StreamRecord(from_dict: dict, *, stream_record_handler: StreamRecordHandler, with_internal_columns: bool = True, extracted_at: datetime | None = None) : The StreamRecord class is a case-aware, case-insensitive dictionary implementation.

It has these behaviors:

  • When a key is retrieved, deleted, or checked for existence, it is always checked in a case-insensitive manner.
  • The original case is stored in a separate dictionary, so that the original case can be retrieved when needed.
  • Because it is subclassed from dict, the StreamRecord class can be passed as a normal Python dictionary.
  • In addition to the properties of the stream's records, the dictionary also stores the Airbyte metadata columns: _airbyte_raw_id, _airbyte_extracted_at, and _airbyte_meta.

This behavior mirrors how a case-aware, case-insensitive SQL database would handle column references.

There are two ways this class can store keys internally:

  • If normalize_keys is True, the keys are normalized using the given normalizer.
  • If normalize_keys is False, the original case of the keys is stored.

In regards to missing values, the dictionary accepts an 'expected_keys' input. When set, the dictionary will be initialized with the given keys. If a key is not found in the input data, it will be initialized with a value of None. When provided, the 'expected_keys' input will also determine the original case of the keys.

Initialize the dictionary with the given data.

Args: from_dict: The dictionary to initialize the StreamRecord with. stream_record_handler: The StreamRecordHandler to use for processing the record. with_internal_columns: If True, the internal columns will be added to the record. extracted_at: The time the record was extracted. If not provided, the current time will be used.

Ancestors (in MRO)

  • builtins.dict

Static methods

from_record_message(record_message: AirbyteRecordMessage, *, stream_record_handler: StreamRecordHandler) : Return a StreamRecord from a RecordMessage.

StreamRecordHandler(*, json_schema: dict, normalizer: type[NameNormalizerBase] = airbyte._util.name_normalizers.LowerCaseNormalizer, normalize_keys: bool = False, prune_extra_fields: bool) : A class to handle processing of StreamRecords.

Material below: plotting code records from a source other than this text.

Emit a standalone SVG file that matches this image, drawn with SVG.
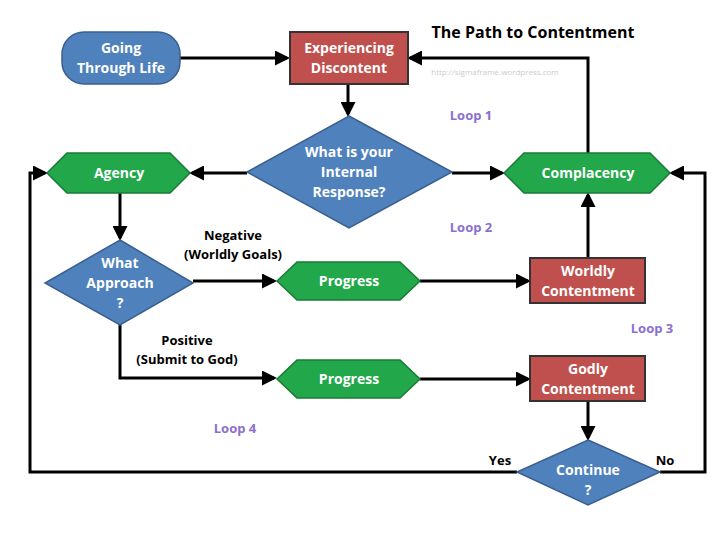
<svg xmlns="http://www.w3.org/2000/svg" width="720" height="539" viewBox="0 0 720 539">
<defs>
<marker id="ah" markerWidth="5" markerHeight="5" refX="4" refY="2.5" orient="auto" markerUnits="strokeWidth"><path d="M0,0 L5,2.5 L0,5 z" fill="#000"/></marker>
<style>
text{font-family:"Open Sans","Liberation Sans",sans-serif;font-weight:bold;text-anchor:middle}
.w{fill:#fff;font-size:14px}
.k{fill:#000;font-size:13px}
.p{fill:#8a6fd0;font-size:13px}
.blue{fill:#4f81bd;stroke:#3a5f8f;stroke-width:1.5}
.red{fill:#c0504d;stroke:#333;stroke-width:2}
.grn{fill:#22a84a;stroke:#1a7a35;stroke-width:1.5}
.c{fill:none;stroke:#000;stroke-width:3;marker-end:url(#ah)}
.cn{fill:none;stroke:#000;stroke-width:3}
</style>
</defs>
<rect width="720" height="539" fill="#fff"/>
<text x="533" y="38" style="font-size:16px" fill="#000">The Path to Contentment</text>
<text x="495" y="75" style="font-size:8px;font-weight:normal" fill="#ccc">http://sigmaframe.wordpress.com</text>
<g id="connectors">
<path class="c" d="M180,58 H287"/>
<path class="c" d="M348,84 V114"/>
<path class="c" d="M452,173 H502"/>
<path class="c" d="M588,153 V58 H410"/>
<path class="c" d="M247,173 H192"/>
<path class="c" d="M120,193 V238"/>
<path class="c" d="M193,281 H274"/>
<path class="c" d="M420,281 H528"/>
<path class="c" d="M588,258 V195"/>
<path class="c" d="M120,325 V378 H274"/>
<path class="c" d="M420,379 H528"/>
<path class="c" d="M588,401 V438"/>
<path class="c" d="M517,472 H30 V173 H45"/>
<path class="c" d="M660,472 H705 V173 H672"/>
</g>
<g id="going"><rect class="blue" x="62" y="32" width="118" height="52" rx="22"/><text class="w" x="121" y="53">Going</text><text class="w" x="121" y="73">Through Life</text></g>
<g id="discontent"><rect class="red" x="290" y="32" width="118" height="52"/><text class="w" x="349" y="53">Experiencing</text><text class="w" x="349" y="73">Discontent</text></g>
<g id="response"><polygon class="blue" points="349,116 452,172 349,228 247,172"/><text class="w" x="349" y="157">What is your</text><text class="w" x="349" y="177">Internal</text><text class="w" x="349" y="197">Response?</text></g>
<g id="complacency"><polygon class="grn" points="504,173 524,153 650,153 670,173 650,193 524,193"/><text class="w" x="588" y="178">Complacency</text></g>
<g id="agency"><polygon class="grn" points="47,173 67,153 170,153 190,173 170,193 67,193"/><text class="w" x="119" y="178">Agency</text></g>
<g id="approach"><polygon class="blue" points="120,240 193,283 120,325 45,283"/><text class="w" x="120" y="268">What</text><text class="w" x="120" y="288">Approach</text><text class="w" x="120" y="308">?</text></g>
<g id="progress1"><polygon class="grn" points="277,281 297,262 400,262 420,281 400,300 297,300"/><text class="w" x="349" y="286">Progress</text></g>
<g id="worldly"><rect class="red" x="530" y="258" width="115" height="45"/><text class="w" x="588" y="276">Worldly</text><text class="w" x="588" y="296">Contentment</text></g>
<g id="progress2"><polygon class="grn" points="277,379 297,360 400,360 420,379 400,398 297,398"/><text class="w" x="349" y="384">Progress</text></g>
<g id="godly"><rect class="red" x="530" y="356" width="115" height="45"/><text class="w" x="588" y="374">Godly</text><text class="w" x="588" y="394">Contentment</text></g>
<g id="continue"><polygon class="blue" points="588,440 660,472 588,505 517,472"/><text class="w" x="588" y="475">Continue</text><text class="w" x="588" y="495">?</text></g>
<g id="labels">
<text class="k" x="233" y="240">Negative</text><text class="k" x="233" y="259">(Worldly Goals)</text>
<text class="k" x="187" y="345">Positive</text><text class="k" x="187" y="364">(Submit to God)</text>
<text class="k" x="500" y="465">Yes</text><text class="k" x="665" y="465">No</text>
<text class="p" x="471" y="120">Loop 1</text><text class="p" x="471" y="232">Loop 2</text><text class="p" x="652" y="333">Loop 3</text><text class="p" x="235" y="433">Loop 4</text>
</g>
</svg>
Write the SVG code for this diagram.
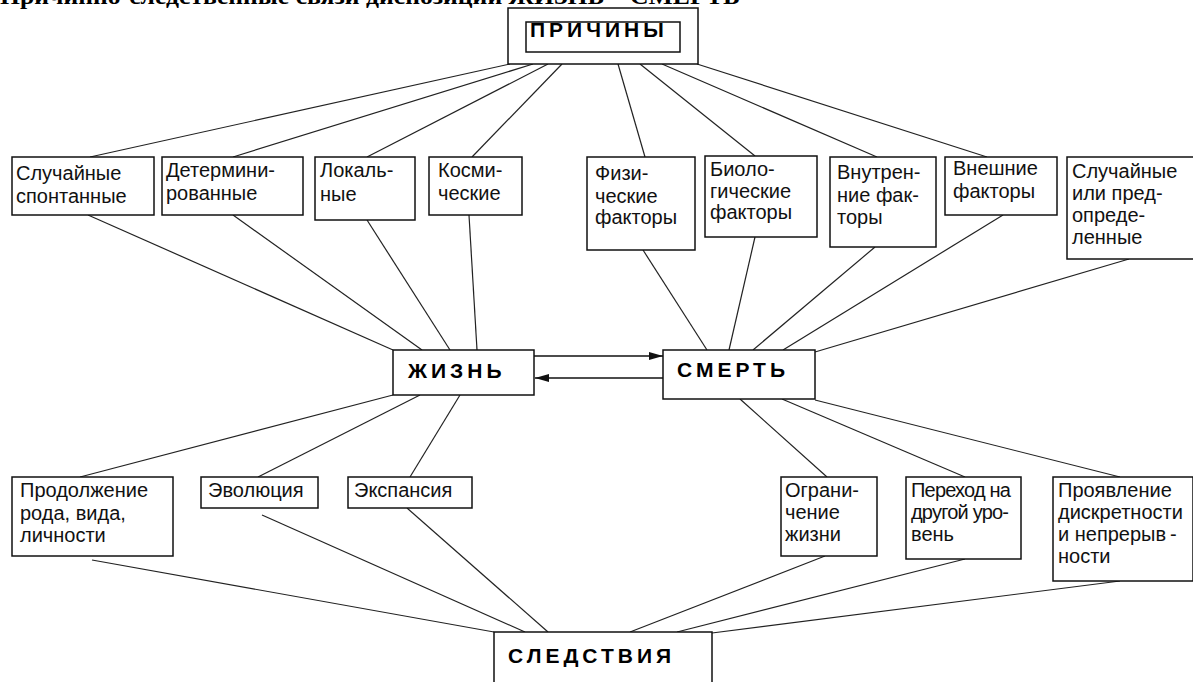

This is a long-lived object that can be used to process multiple StreamRecords, which saves on memory and processing time by reusing the same object for all records of the same type.

Initialize the dictionary with the given data.

Args: json_schema: The JSON Schema definition for this stream. normalizer: The normalizer to use when normalizing keys. If not provided, the LowerCaseNormalizer will be used. normalize_keys: If True, the keys will be normalized using the given normalizer. prune_extra_fields: If True, unexpected fields will be removed.

Methods

to_display_case(self, key: str) ‑> str : Return the original case of the key.

If the key is not found in the pretty case lookup, return the key provided.

to_index_case(self, key: str) ‑> str : Return the internal case of the key.

If normalize_keys is True, returns the normalized key. Otherwise, return the original case ("pretty case") of the key.